The 1992 Barcelona logo continues the template of the previous years: keeping the rings in the lower part and a motif on top. The abstract form could be a gymnastic routine or even a trace of Spanish bullfighting which nicely reflects the host country.
1996 Atlanta Olympics
Primary Logo (1996)
“A torch with a ‘100’ underneath with a flame and stars.”
The 1996 Atlanta design is focused on the history of the Olympic games. The transition of the flames into the stars is smoothly done.
2000 Sydney Olympics
Primary Logo (2000)
“An abstract man holding a banner shaped like the Sydney Opera House, and a boomerang.”

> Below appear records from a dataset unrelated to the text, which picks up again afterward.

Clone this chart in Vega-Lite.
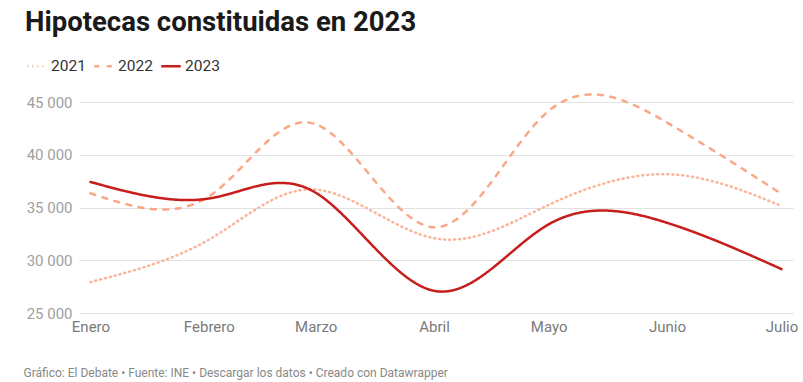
{
  "$schema": "https://vega.github.io/schema/vega-lite/v6.json",
  "autosize": {"type": "none"},
  "width": 714,
  "height": 211,
  "padding": {"left": 79, "top": 102, "right": 10, "bottom": 69},
  "background": "#ffffff",
  "title": {
    "text": "Hipotecas constituidas en 2023",
    "anchor": "start",
    "frame": "bounds",
    "font": "Roboto",
    "fontSize": 27.5,
    "fontWeight": "bold",
    "color": "#1a1a1a",
    "offset": 19,
    "dx": 2
  },
  "config": {
    "view": {"stroke": null},
    "font": "Roboto"
  },
  "data": {
    "values": [
      {"mes": "2023-01-01", "serie": "2021", "valor": 27930},
      {"mes": "2023-02-01", "serie": "2021", "valor": 31950},
      {"mes": "2023-03-01", "serie": "2021", "valor": 36700},
      {"mes": "2023-04-01", "serie": "2021", "valor": 32090},
      {"mes": "2023-05-01", "serie": "2021", "valor": 35250},
      {"mes": "2023-06-01", "serie": "2021", "valor": 38150},
      {"mes": "2023-07-01", "serie": "2021", "valor": 35150},
      {"mes": "2023-01-01", "serie": "2022", "valor": 36350},
      {"mes": "2023-02-01", "serie": "2022", "valor": 36050},
      {"mes": "2023-03-01", "serie": "2022", "valor": 42900},
      {"mes": "2023-04-01", "serie": "2022", "valor": 33130},
      {"mes": "2023-05-01", "serie": "2022", "valor": 44150},
      {"mes": "2023-06-01", "serie": "2022", "valor": 43050},
      {"mes": "2023-07-01", "serie": "2022", "valor": 36290},
      {"mes": "2023-01-01", "serie": "2023", "valor": 37420},
      {"mes": "2023-02-01", "serie": "2023", "valor": 35850},
      {"mes": "2023-03-01", "serie": "2023", "valor": 36400},
      {"mes": "2023-04-01", "serie": "2023", "valor": 27100},
      {"mes": "2023-05-01", "serie": "2023", "valor": 33400},
      {"mes": "2023-06-01", "serie": "2023", "valor": 33550},
      {"mes": "2023-07-01", "serie": "2023", "valor": 29160}
    ]
  },
  "mark": {"type": "line", "interpolate": "natural", "strokeWidth": 2.5, "strokeCap": "round"},
  "encoding": {
    "x": {
      "field": "mes",
      "type": "temporal",
      "scale": {"type": "utc", "domain": [1672272000000, 1688428800000]},
      "axis": {
        "title": "Gráfico: El Debate • Fuente: INE • Descargar los datos • Creado con Datawrapper",
        "titleFont": "Roboto",
        "titleFontSize": 12,
        "titleFontWeight": "normal",
        "titleColor": "#888888",
        "titleAnchor": "start",
        "titleAlign": "left",
        "titleBaseline": "alphabetic",
        "titleX": -56,
        "titleY": 63,
        "values": [1672531200000, 1675209600000, 1677628800000, 1680307200000, 1682899200000, 1685577600000, 1688169600000],
        "labelExpr": "['Enero','Febrero','Marzo','Abril','Mayo','Junio','Julio','Agosto','Septiembre','Octubre','Noviembre','Diciembre'][utcmonth(datum.value)]",
        "labelFont": "Roboto",
        "labelFontSize": 15,
        "labelColor": "#7a7a7a",
        "labelPadding": 6,
        "labelOverlap": false,
        "labelFlush": false,
        "domain": false,
        "ticks": false,
        "grid": false
      }
    },
    "y": {
      "field": "valor",
      "type": "quantitative",
      "scale": {"domain": [25000, 45000], "nice": false, "zero": false},
      "axis": {
        "title": null,
        "values": [25000, 30000, 35000, 40000, 45000],
        "labelExpr": "replace(format(datum.value, ','), ',', ' ')",
        "labelFont": "Roboto",
        "labelFontSize": 15,
        "labelColor": "#a0a0a0",
        "labelPadding": 7,
        "domain": false,
        "ticks": false,
        "grid": true,
        "gridColor": "#e2e2e2",
        "gridWidth": 1
      }
    },
    "color": {
      "field": "serie",
      "type": "nominal",
      "scale": {"domain": ["2021", "2022", "2023"], "range": ["#fbb497", "#f9a785", "#c71e1d"]},
      "legend": {
        "title": null,
        "orient": "none",
        "legendX": -53,
        "legendY": -47,
        "direction": "horizontal",
        "symbolType": "stroke",
        "symbolSize": 380,
        "symbolStrokeWidth": 2.5,
        "labelFont": "Roboto",
        "labelFontSize": 15.5,
        "labelColor": "#333333",
        "labelOffset": 3,
        "columnPadding": 3
      }
    },
    "strokeDash": {
      "field": "serie",
      "type": "nominal",
      "scale": {"domain": ["2021", "2022", "2023"], "range": [[1, 4], [5, 7.5], [1, 0]]},
      "legend": null
    }
  }
}
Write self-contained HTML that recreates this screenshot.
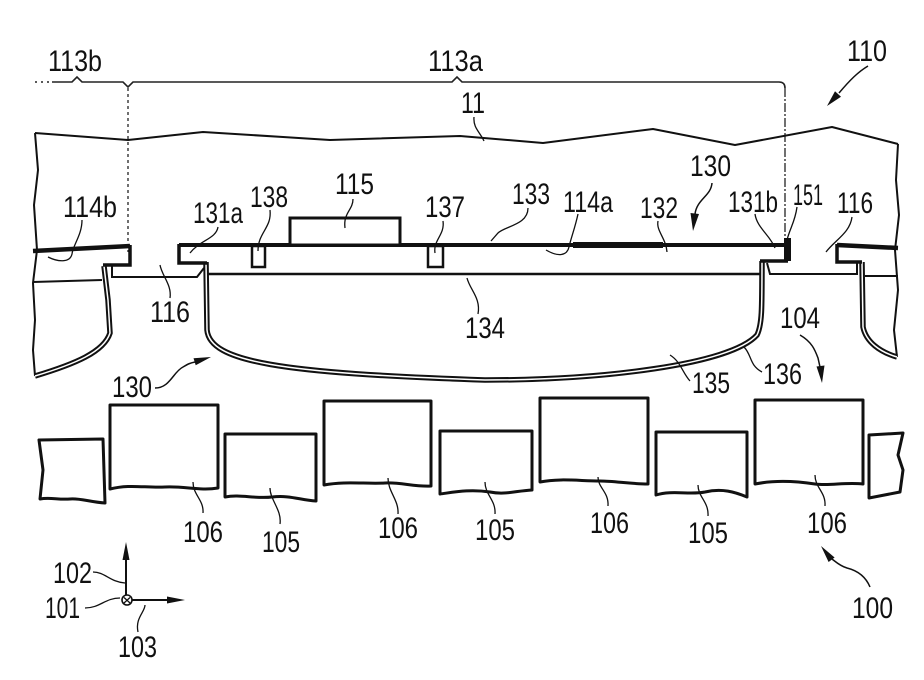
<!DOCTYPE html>
<html>
<head>
<meta charset="utf-8">
<style>
  html,body{margin:0;padding:0;background:#fff;}
  svg{display:block;}
  text{font-family:"Liberation Sans",sans-serif;font-size:30px;fill:#111;}
</style>
</head>
<body>
<svg width="924" height="680" viewBox="0 0 924 680" xmlns="http://www.w3.org/2000/svg">
<rect width="924" height="680" fill="#fff"/>

<!-- Dimension line -->
<g fill="none" stroke="#222" stroke-width="1.6">
  <path d="M35,82 L52,82" stroke-dasharray="2,4"/>
  <path d="M52,82 L72,82 L77,77 L82,82 L123,82 L128,87 L133,82 L452,82 L457,77 L462,82 L779,82 Q785,82 785,88"/>
  <path d="M128,88 L128,252" stroke-dasharray="3,3" stroke-width="1.3"/>
  <path d="M785,88 L785,240" stroke-dasharray="9,2,2,2" stroke-width="1.3"/>
</g>

<!-- Body 110 outline -->
<g fill="none" stroke="#111" stroke-width="2" stroke-linejoin="round">
  <path d="M35,133 L128,140 L203,132 L283,137 L330,140 L460,136 L543,143 L653,129 L735,145 L832,127 L898,144"/>
  <path d="M35,133 L38,170 L34,205 L37,250 L33,283 L35,320 L33,350 L35,376"/>
  <path d="M898,144 L896,180 L899,215 L895,250 L898,290 L894,330 L897,357"/>
  <!-- thin lower edges of layer -->
  <path d="M33,282 L102,280"/>
  <path d="M865,276 L898,276"/>
</g>

<!-- Left and right side walls (double line) -->
<g fill="none" stroke-linejoin="round">
  <path d="M104,266 L108,300 L110,333 C 104,352 75,364 35,376" stroke="#111" stroke-width="5.5"/>
  <path d="M104,266 L108,300 L110,333 C 104,352 75,364 35,376" stroke="#fff" stroke-width="1.5"/>
  <path d="M862,262 L863,327 C 866,342 880,352 897,357" stroke="#111" stroke-width="5.5"/>
  <path d="M862,262 L863,327 C 866,342 880,352 897,357" stroke="#fff" stroke-width="1.5"/>
</g>

<!-- Layers 114b / right layer -->
<g fill="none" stroke="#111" stroke-linejoin="miter">
  <path d="M33,251 L130,246" stroke-width="4.5"/>
  <path d="M130,245 L130,265 L103,265" stroke-width="3.5"/>
  <path d="M112,266 L112,277 L197,277 L204,268" stroke-width="2"/>
  <path d="M837,245 L898,248" stroke-width="4.5"/>
  <path d="M837,244 L837,262 L862,262" stroke-width="3.5"/>
  <path d="M767,263 L770,274 L857,274 L857,262" stroke-width="2"/>
</g>

<!-- Element 130 -->
<g fill="none" stroke-linejoin="round">
  <path d="M206,262 L207,330 C 210,362 280,373 485,380 C 600,380 730,365 757,335 C 762,325 762,310 762,261" stroke="#111" stroke-width="5.5"/>
  <path d="M206,262 L207,330 C 210,362 280,373 485,380 C 600,380 730,365 757,335 C 762,325 762,310 762,261" stroke="#fff" stroke-width="1.5"/>
</g>
<g fill="none" stroke="#111">
  <path d="M179,245 L786,245" stroke-width="4"/>
  <path d="M573,245 L663,245" stroke-width="6"/>
  <path d="M179,244 L179,263 L207,263" stroke-width="3.5"/>
  <path d="M788,261 L760,261" stroke-width="3.5"/>
  <path d="M208,274 L761,274" stroke-width="2.5"/>
</g>
<rect x="784" y="238" width="7" height="23" fill="#111"/>
<rect x="290" y="218" width="110" height="27" fill="#fff" stroke="#111" stroke-width="3"/>
<rect x="252" y="246" width="13" height="21" fill="#fff" stroke="#111" stroke-width="2.5"/>
<rect x="428" y="246" width="15" height="21" fill="#fff" stroke="#111" stroke-width="2.5"/>

<!-- Bottom boxes -->
<g fill="#fff" stroke="#111" stroke-width="3" stroke-linejoin="round">
  <path d="M39,440 L103,439 L105,503 C 90,502 80,498 70,499 C 58,500 50,497 40,499 L43,470 L39,440 Z"/>
  <path d="M110,405 L218,405 L218,488 C 200,491 185,486 165,487 C 145,488 130,484 110,489 Z"/>
  <path d="M225,434 L316,434 L316,501 C 300,500 290,495 272,497 C 255,499 240,494 225,497 Z"/>
  <path d="M324,401 L431,401 L431,486 C 415,487 400,482 385,483 C 365,484 345,481 324,485 Z"/>
  <path d="M440,431 L532,431 L532,490 C 515,491 505,495 490,492 C 470,489 455,492 440,494 Z"/>
  <path d="M540,398 L648,398 L648,484 C 630,484 615,481 600,481 C 580,481 560,478 540,482 Z"/>
  <path d="M656,432 L747,432 L747,497 C 735,492 722,488 705,492 C 690,495 672,490 656,495 Z"/>
  <path d="M755,400 L863,400 L863,484 C 845,482 830,486 815,484 C 795,481 775,480 755,484 Z"/>
  <path d="M869,435 L903,433 L898,455 L903,470 L900,492 L869,498 Z"/>
</g>

<!-- Axes -->
<g stroke="#111" fill="none" stroke-width="2">
  <path d="M126,595 L126,556"/>
  <path d="M132,600 L170,600"/>
  <circle cx="127" cy="600" r="5" stroke-width="1.6"/>
  <path d="M124,597.5 L130,603 M130,597.5 L124,603" stroke-width="1.3"/>
</g>
<polygon points="126,542 122.5,560 129.5,560" fill="#111"/>
<polygon points="185,600 167,596.5 167,603.5" fill="#111"/>

<!-- Arrows -->
<g fill="none" stroke="#111" stroke-width="1.5">
  <path d="M868,66 C 858,72 850,80 839,93"/>
  <path d="M712,183 C 711,196 697,199 695,214"/>
  <path d="M155,388 C 170,388 173,372 183,367 C 188,364 190,363 195,362"/>
  <path d="M800,335 C 812,342 815,350 818,358 L820,367"/>
  <path d="M870,587 C 865,575 855,570 847,568 C 840,566 836,562 832,559"/>
</g>
<g fill="#111">
  <polygon points="827,106 841,96.7 835,91.3"/>
  <polygon points="693,231 690.5,213 699,214"/>
  <polygon points="211,357 195.7,365.2 193.5,358.2"/>
  <polygon points="822,383 816.5,366.5 824.5,365.5"/>
  <polygon points="821,546 834.6,557.5 828.6,562"/>
</g>

<!-- Leaders -->
<g fill="none" stroke="#111" stroke-width="1.3">
  <path d="M474,117 C 473,128 480,132 484,141"/>
  <path d="M528,208 C 528,225 505,226 498,233 L491,241"/>
  <path d="M578,214 C 575,228 571,238 569,247 C 567,256 558,257 546,250"/>
  <path d="M658,221 C 656,231 666,238 667,252"/>
  <path d="M755,214 C 757,228 770,235 775,248"/>
  <path d="M797,207 C 795,222 790,228 787,240"/>
  <path d="M852,217 C 850,233 835,240 826,252"/>
  <path d="M353,199 C 353,210 343,213 345,228"/>
  <path d="M270,210 C 272,228 258,232 258,251"/>
  <path d="M443,221 C 445,235 433,240 435,253"/>
  <path d="M218,227 C 216,239 200,240 190,253"/>
  <path d="M82,220 C 82,235 73,245 72,254 C 70,263 58,262 48,257"/>
  <path d="M170,298 C 172,285 162,276 160,265"/>
  <path d="M478,314 C 481,298 470,290 467,278"/>
  <path d="M690,381 C 682,372 681,362 670,355"/>
  <path d="M762,372 C 749,365 752,355 744,347"/>
  <path d="M203,513 C 204,500 193,495 193,482"/>
  <path d="M280,524 C 282,510 270,500 270,488"/>
  <path d="M398,514 C 399,500 388,492 388,478"/>
  <path d="M495,514 C 496,500 485,495 485,482"/>
  <path d="M608,506 C 609,492 598,488 598,477"/>
  <path d="M708,516 C 709,502 698,497 698,485"/>
  <path d="M825,506 C 826,492 815,488 815,475"/>
  <path d="M93,572 C 105,572 110,582 125,583"/>
  <path d="M85,608 C 100,608 105,598 120,598"/>
  <path d="M138,632 C 135,618 145,612 145,605"/>
</g>

<!-- Labels -->
<g>
  <text x="48" y="71" textLength="54" lengthAdjust="spacingAndGlyphs">113b</text>
  <text x="428" y="71" textLength="55" lengthAdjust="spacingAndGlyphs">113a</text>
  <text x="847" y="61" textLength="40" lengthAdjust="spacingAndGlyphs">110</text>
  <text x="461" y="113" textLength="24" lengthAdjust="spacingAndGlyphs">11</text>
  <text x="690" y="176" textLength="41" lengthAdjust="spacingAndGlyphs">130</text>
  <text x="512" y="204" textLength="38" lengthAdjust="spacingAndGlyphs">133</text>
  <text x="563" y="212" textLength="50" lengthAdjust="spacingAndGlyphs">114a</text>
  <text x="640" y="218" textLength="38" lengthAdjust="spacingAndGlyphs">132</text>
  <text x="728" y="212" textLength="50" lengthAdjust="spacingAndGlyphs">131b</text>
  <text x="793" y="205" textLength="30" lengthAdjust="spacingAndGlyphs">151</text>
  <text x="837" y="213" textLength="36" lengthAdjust="spacingAndGlyphs">116</text>
  <text x="335" y="194" textLength="39" lengthAdjust="spacingAndGlyphs">115</text>
  <text x="250" y="207" textLength="38" lengthAdjust="spacingAndGlyphs">138</text>
  <text x="425" y="217" textLength="40" lengthAdjust="spacingAndGlyphs">137</text>
  <text x="193" y="223" textLength="50" lengthAdjust="spacingAndGlyphs">131a</text>
  <text x="63" y="217" textLength="54" lengthAdjust="spacingAndGlyphs">114b</text>
  <text x="150" y="322" textLength="40" lengthAdjust="spacingAndGlyphs">116</text>
  <text x="465" y="338" textLength="40" lengthAdjust="spacingAndGlyphs">134</text>
  <text x="780" y="328" textLength="40" lengthAdjust="spacingAndGlyphs">104</text>
  <text x="112" y="397" textLength="40" lengthAdjust="spacingAndGlyphs">130</text>
  <text x="692" y="393" textLength="38" lengthAdjust="spacingAndGlyphs">135</text>
  <text x="763" y="384" textLength="39" lengthAdjust="spacingAndGlyphs">136</text>
  <text x="183" y="542" textLength="40" lengthAdjust="spacingAndGlyphs">106</text>
  <text x="262" y="552" textLength="38" lengthAdjust="spacingAndGlyphs">105</text>
  <text x="378" y="538" textLength="40" lengthAdjust="spacingAndGlyphs">106</text>
  <text x="475" y="540" textLength="40" lengthAdjust="spacingAndGlyphs">105</text>
  <text x="590" y="533" textLength="39" lengthAdjust="spacingAndGlyphs">106</text>
  <text x="688" y="543" textLength="40" lengthAdjust="spacingAndGlyphs">105</text>
  <text x="807" y="533" textLength="40" lengthAdjust="spacingAndGlyphs">106</text>
  <text x="852" y="618" textLength="41" lengthAdjust="spacingAndGlyphs">100</text>
  <text x="53" y="583" textLength="39" lengthAdjust="spacingAndGlyphs">102</text>
  <text x="45" y="618" textLength="35" lengthAdjust="spacingAndGlyphs">101</text>
  <text x="118" y="657" textLength="39" lengthAdjust="spacingAndGlyphs">103</text>
</g>
</svg>
</body>
</html>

There is a new utilization of fonts for this design. The Sydney Opera House, which is the symbol of Sydney is incorporated clearly. This design uses a similar approach to the 1992 Barcelona games.
2004 Athens Olympics
Primary Logo (2004)
“An olive wreath in the national colors of Greece.”
This logo features a textured blue background with a more modern take on the symbolic olive wreath. There is obviously effort being taken to distinguish this design from the one seen previously: utilizing freestyle elements in the background as well as introducing painting style textures. Additionally, a background color has not been incorporated since the 1952 Helsinki games. However, the unnecessarily large trademark symbol draws attention away from the design.
2008 Beijing Olympics
Primary Logo (2008)
“A dancing man, based on the Chinese character for ‘capital.’”
The character presented in this logo could represent a sportsman, a runner, a gymnast or a Chinese dancer. The font selection is also very clever, as it has some resemblance to the Chinese characters.
2012 London Olympics
Primary Logo (2012)
“The container and main shape is 2012.”
The presentation of the numbers in the design is meant to appeal to today’s Internet generation. The chairman of London’s 2012 organizing committee said “It is an invitation to take part and be involved.” Stylistically this logo is not as strong as previous years; this has been discussed at length in the design community.
This design is based on appealing to the current internet generation, as seen by the presentation of the numbers.